At Interana, we wanted to find data sets that showed how people behaved over time, and that could be used to calculate common business metrics. Unfortunately, we struggled to find free, open data sources that looked like this. We found some data sets that satisfied some of our requirements, but not all. (For example, there is a good data set of wikipedia edits. This data set contains many events, but is less than ideal for engagement metrics.)
We decided that our best bet was to simulate the action of many users on a completely fake web site. We wanted the simulator to have the following features:
- Configurable time period. We wanted to be able to create data for long or short time periods, and include timestamps up to the present.
- Configurable volume. We needed to be able to create data for many different numbers of users, from tens to millions. (This lets use the same data for small development projects and massive performance testing projects).
- Realistic traffic patterns. Many of us have worked at big consumer web sites, and know that traffic varies by time of data and day of week. We wanted more traffic in the day than at night, and more during the week than on weekends (and holidays).
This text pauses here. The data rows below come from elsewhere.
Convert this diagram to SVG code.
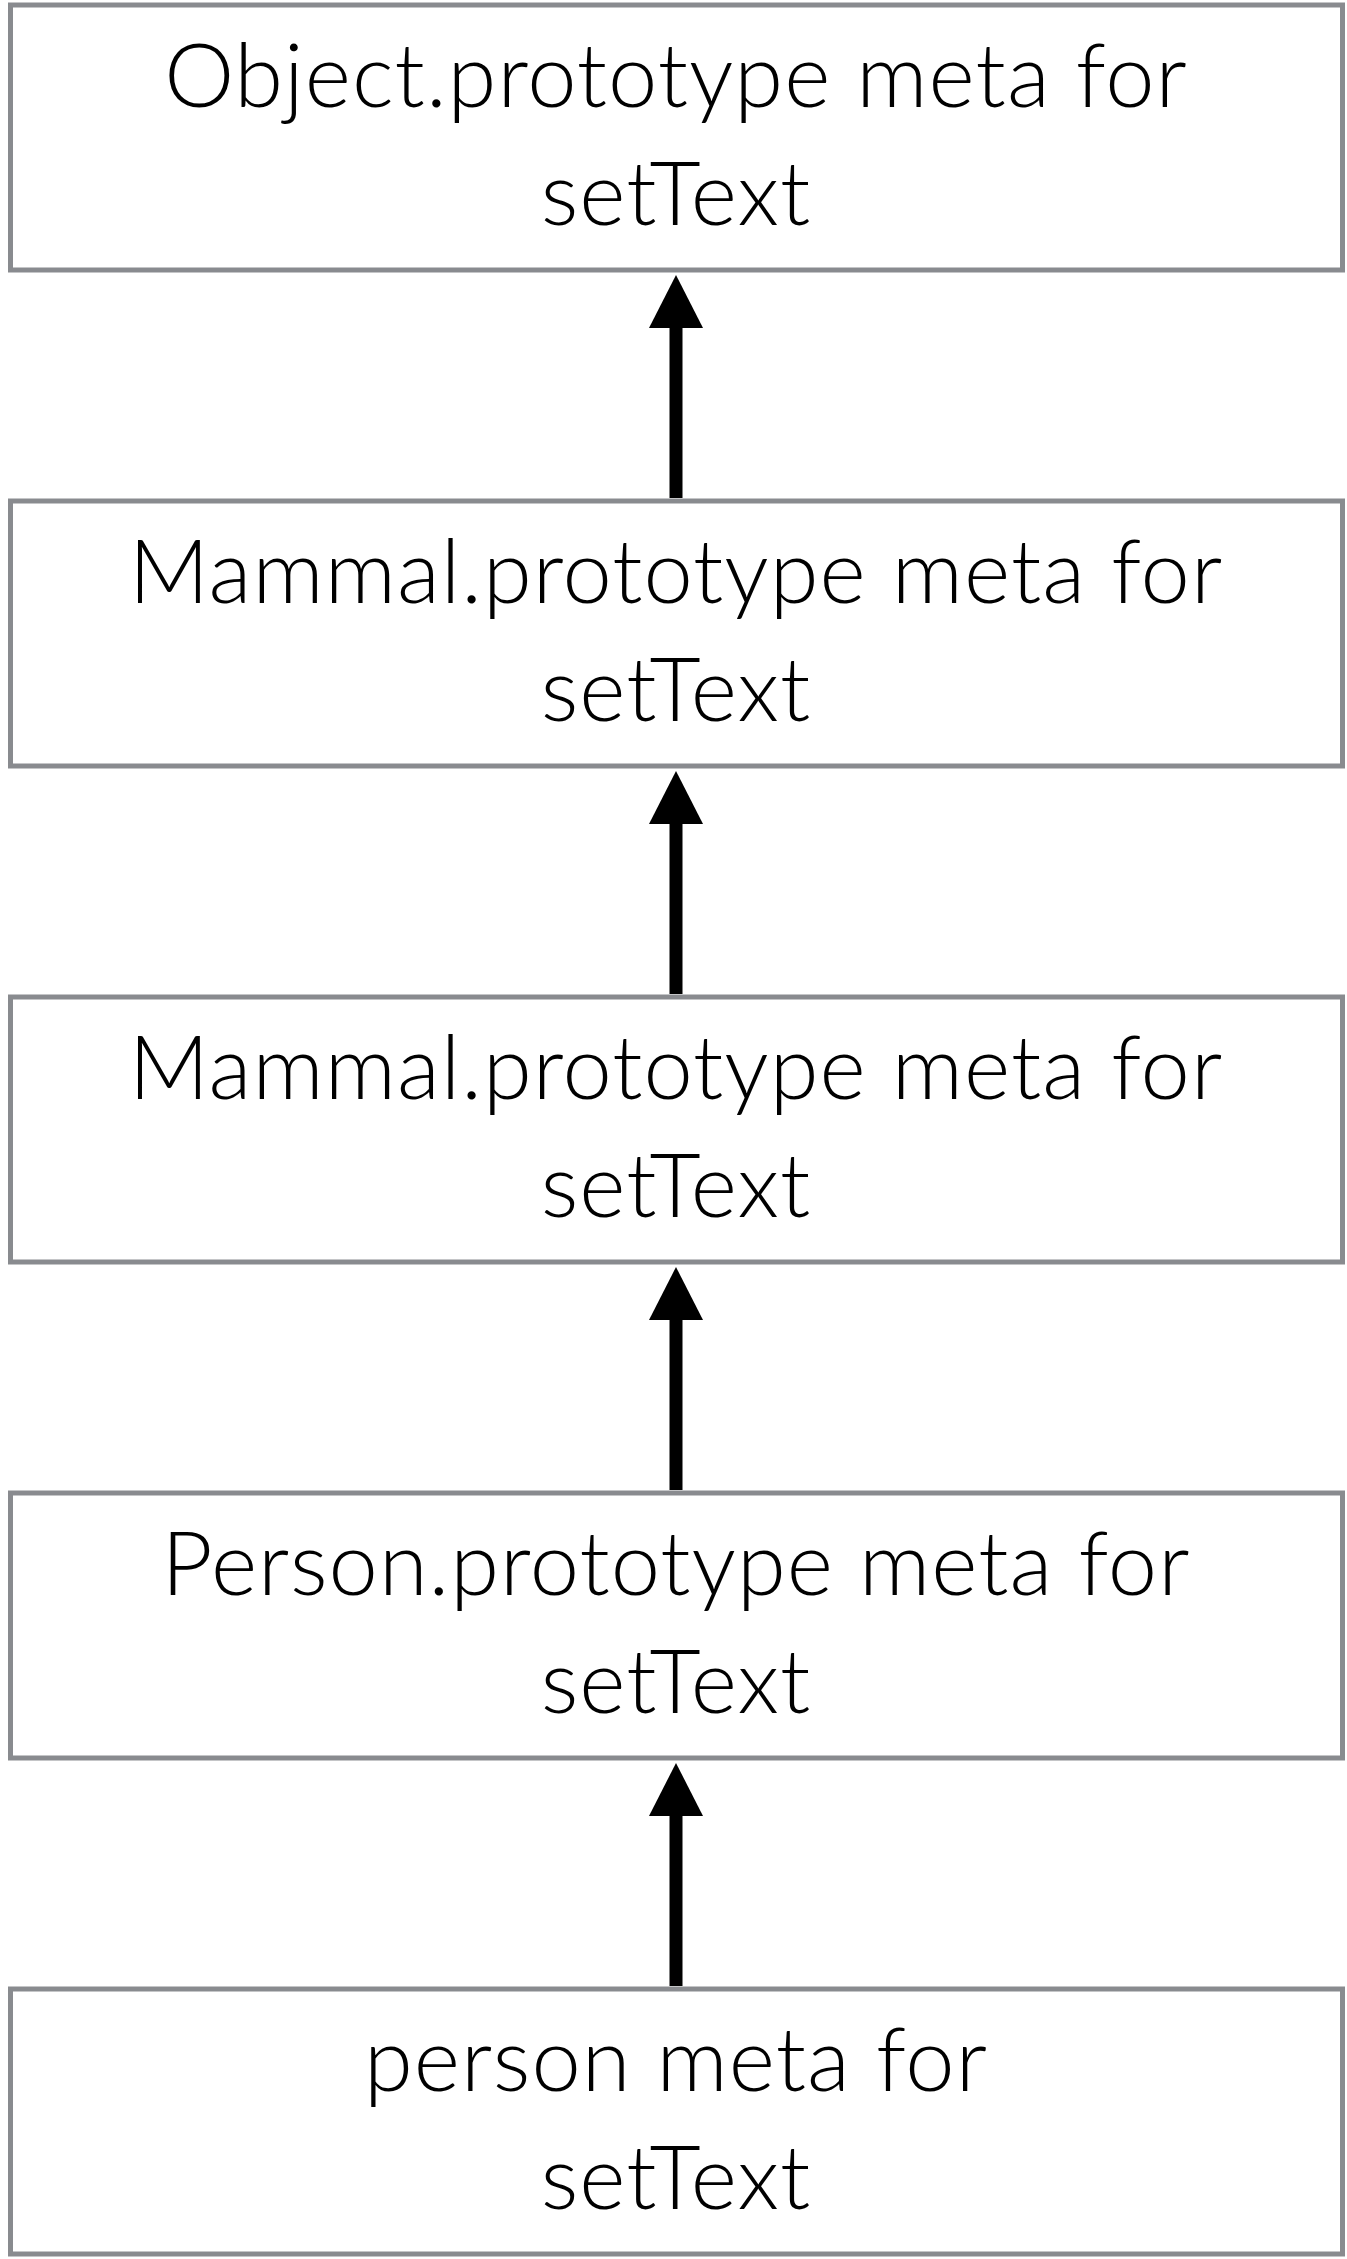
<svg xmlns="http://www.w3.org/2000/svg" width="1347" height="2259" viewBox="0 0 1347 2259">
<defs>
<style>
.box{fill:#ffffff;stroke:#898b8f;stroke-width:5}
.lbl{font-family:Lato,"Noto Sans","DejaVu Sans",sans-serif;font-size:88.5px;font-weight:300;letter-spacing:1px;fill:#000;text-anchor:middle}
.shaft{stroke:#000;stroke-width:13;fill:none}
.head{fill:#000}
</style>
</defs>
<rect width="1347" height="2259" fill="#ffffff"/>
<g id="connectors">
<line class="shaft" x1="676" y1="498" x2="676" y2="326"/><polygon class="head" points="676,275 703,328 649,328"/>
<line class="shaft" x1="676" y1="994" x2="676" y2="822"/><polygon class="head" points="676,771 703,824 649,824"/>
<line class="shaft" x1="676" y1="1490" x2="676" y2="1318"/><polygon class="head" points="676,1267 703,1320 649,1320"/>
<line class="shaft" x1="676" y1="1986" x2="676" y2="1814"/><polygon class="head" points="676,1763 703,1816 649,1816"/>
</g>
<g id="node1"><rect class="box" x="10.5" y="5" width="1332" height="265"/><text class="lbl" x="676" y="107">Object.prototype meta for</text><text class="lbl" x="676" y="225">setText</text></g>
<g id="node2"><rect class="box" x="10.5" y="501" width="1332" height="265"/><text class="lbl" x="676" y="603">Mammal.prototype meta for</text><text class="lbl" x="676" y="721">setText</text></g>
<g id="node3"><rect class="box" x="10.5" y="997" width="1332" height="265"/><text class="lbl" x="676" y="1099">Mammal.prototype meta for</text><text class="lbl" x="676" y="1217">setText</text></g>
<g id="node4"><rect class="box" x="10.5" y="1493" width="1332" height="265"/><text class="lbl" x="676" y="1595">Person.prototype meta for</text><text class="lbl" x="676" y="1713">setText</text></g>
<g id="node5"><rect class="box" x="10.5" y="1989" width="1332" height="265"/><text class="lbl" x="676" y="2091">person meta for</text><text class="lbl" x="676" y="2209">setText</text></g>
</svg>
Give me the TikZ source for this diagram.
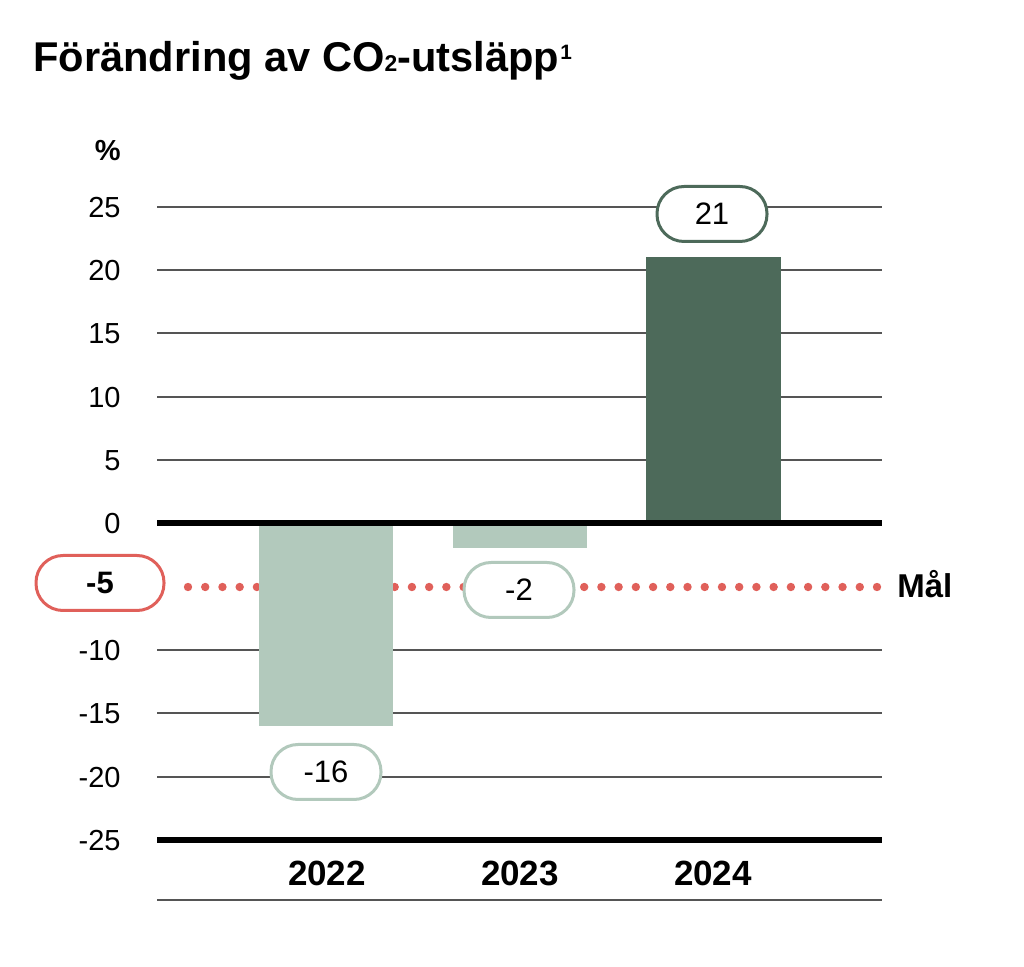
\documentclass[tikz,border=0pt]{standalone}
\usepackage{fontspec}
\setmainfont{Liberation Sans}
\usepackage{graphicx}
\definecolor{darkg}{HTML}{4D6A5A}
\definecolor{lightg}{HTML}{B2C9BC}
\definecolor{goalred}{HTML}{E0605A}
\definecolor{gridc}{HTML}{555555}
\begin{document}
\begin{tikzpicture}[x=0.5pt,y=-0.5pt,
  gridline/.style={draw=gridc,line width=0.75pt},
  axisline/.style={draw=black,line width=2.6pt},
  ticklab/.style={anchor=base east,inner sep=0pt,font=\fontsize{14.5}{16}\selectfont},
  yearlab/.style={anchor=base,inner sep=0pt,font=\bfseries\fontsize{17.5}{19}\selectfont},
  pill/.style={draw,fill=white,line width=1.5pt,rounded corners=13.5pt,minimum width=55pt,minimum height=27.5pt,inner sep=0pt,font=\fontsize{15.5}{17}\selectfont},
  goal/.style={draw=goalred,line width=4.2pt,line cap=round,dash pattern=on 0pt off 8.6125pt},
  barlight/.style={fill=lightg},
  bardark/.style={fill=darkg}]
\useasboundingbox (0,0) rectangle (1024,967);
% title
\node[anchor=base west,inner sep=0pt,font=\bfseries\fontsize{20.8}{24}\selectfont] (title) at (33,72)
  {Förändring av CO\scalebox{0.55}{2}-utsläpp\hspace{0.03em}\raisebox{0.3em}{\scalebox{0.5}{1}}};
\node[anchor=base east,inner sep=0pt,font=\bfseries\fontsize{14.5}{16}\selectfont] (pct) at (121,161) {\%};
% gridlines
\foreach \v/\y in {25/207,20/270,15/333,10/397,5/460,-10/650,-15/713,-20/777}{
  \draw[gridline] (157,\y) -- (882,\y);
}
\foreach \v/\y in {25/207,20/270,15/333,10/397,5/460,0/523,-10/650,-15/713,-20/777,-25/840}{
  \node[ticklab] (t\v) at (121,\y+11) {\v};
}
\draw[gridline] (157,900) -- (882,900);
% goal line
\coordinate (gstart) at (188,587);
\coordinate (gend) at (877,587);
\draw[goal] (gstart) -- (gend);
% bars
\fill[barlight] (259,523) rectangle (393,726);
\fill[barlight] (453,523) rectangle (587,548);
\fill[bardark] (646,257) rectangle (781,523);
% axes
\draw[axisline] (157,523) -- (882,523);
\draw[axisline] (157,840) -- (882,840);
% years
\node[yearlab] (y22) at (327,886) {2022};
\node[yearlab] (y23) at (520,886) {2023};
\node[yearlab] (y24) at (713,886) {2024};
% pills
\node[pill,draw=darkg] (p21) at (712,214) {21};
\node[pill,draw=lightg] (p2) at (519,590) {-2};
\node[pill,draw=lightg] (p16) at (326,772) {-16};
\node[pill,draw=goalred,minimum width=64pt,font=\bfseries\fontsize{15.5}{17}\selectfont] (p5) at (100,583) {-5};
\node[anchor=base west,inner sep=0pt,font=\bfseries\fontsize{16.5}{18}\selectfont] (mal) at (897,598) {Mål};
\end{tikzpicture}
\end{document}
- One time or continuous. We wanted to be able to generate data once, or to generate data continuously.
- JSON output.
- Output to files, or to Apache Kafka.
- Pseudo-random output. We wanted the data to look random, but to be generated deterministically (to ease testing and recreating data).
- Different behavior for different users. We wanted different users to behave a little differently: some arrived more frequently than others, some clicked around differently.
- Colorful attributes. We wanted to make the data fun and interesting: to assign users names, to have them use different browsers, to have them come from different places. And we wanted them to do interesting things.
- Growth and attrition. We wanted to be able to calculate growth metrics, so new users appear over time (and some leave).
After some work, I decided to simulate a fake music web site, like Apple Music, Pandora, or Spotify. I chose this use case because I think it’s intuitive for most users (lots of people have experience with music streaming services), and fun. I also had some interesting data to use for faking it: the Million Song Dataset. (I used data from that project to create realistic names and distributions of songs.)
The Fake Web Site
Our simulation contains events from a fictitious web site:
- When users first arrive at the site, they are unregistered and logged out. We don’t know who they are. Users register, log in, and start using the site. Over time, users may log out. They may arrive at the site again, and log back in. They might cancel their membership. They might also upgrade from a free to a paid status.
- Users typically arrive at the home page. They might visit a registration page, an about page, or a help page.
- Logged in users also listen to songs. (These are labeled at “nextSong” events, and have song information associated with them.)
- For actions requiring confirmation, there is typically a page, a “submit” action, and a confirmation action. For example, users go to the upgrade page, then submit an upgrade, then are redirected to the home page.
- Errors randomly occur
When you’re exploring the output, you can see users transition between states (logged in and out, free and paid). You will also see users arrive, use the site for some period of time, then randomly leave for a while. (This simulates sessions.) Here are some fun things to look for in the data:
- Different users behave differently: some use the site more often than others.
- Paid users typically have longer sessions with more songs.
- Usage is cyclical: higher during the data than at night.
Getting and Running the Simulator
You can get the code for the simulator from https://github.com/interana/eventsim. This site contains detailed directions on how to build and install the simulator. (The simulator is written in Scala and uses some Java 8 features. We assume that you know how to build and run Scala programs.)
We recommend testing the simulator on a small scale first (try 12 weeks of data for 1000 users). After a while, you can hack the simulator to do more stuff. You can simulate A/B tests for different sets of users, run different simulators in parallel to speed up data generation, or pipe data out to Kafka and process it in real time.
Help Us With the Simulation Effort
We’d love your help in making this simulator better. Help us find bugs and performance bottleneck; help us make the code clearer and more readable; help us make the data more colorful or flexible. We’d like to try creating simulators for other data types (maybe retail, transportation, or communication data).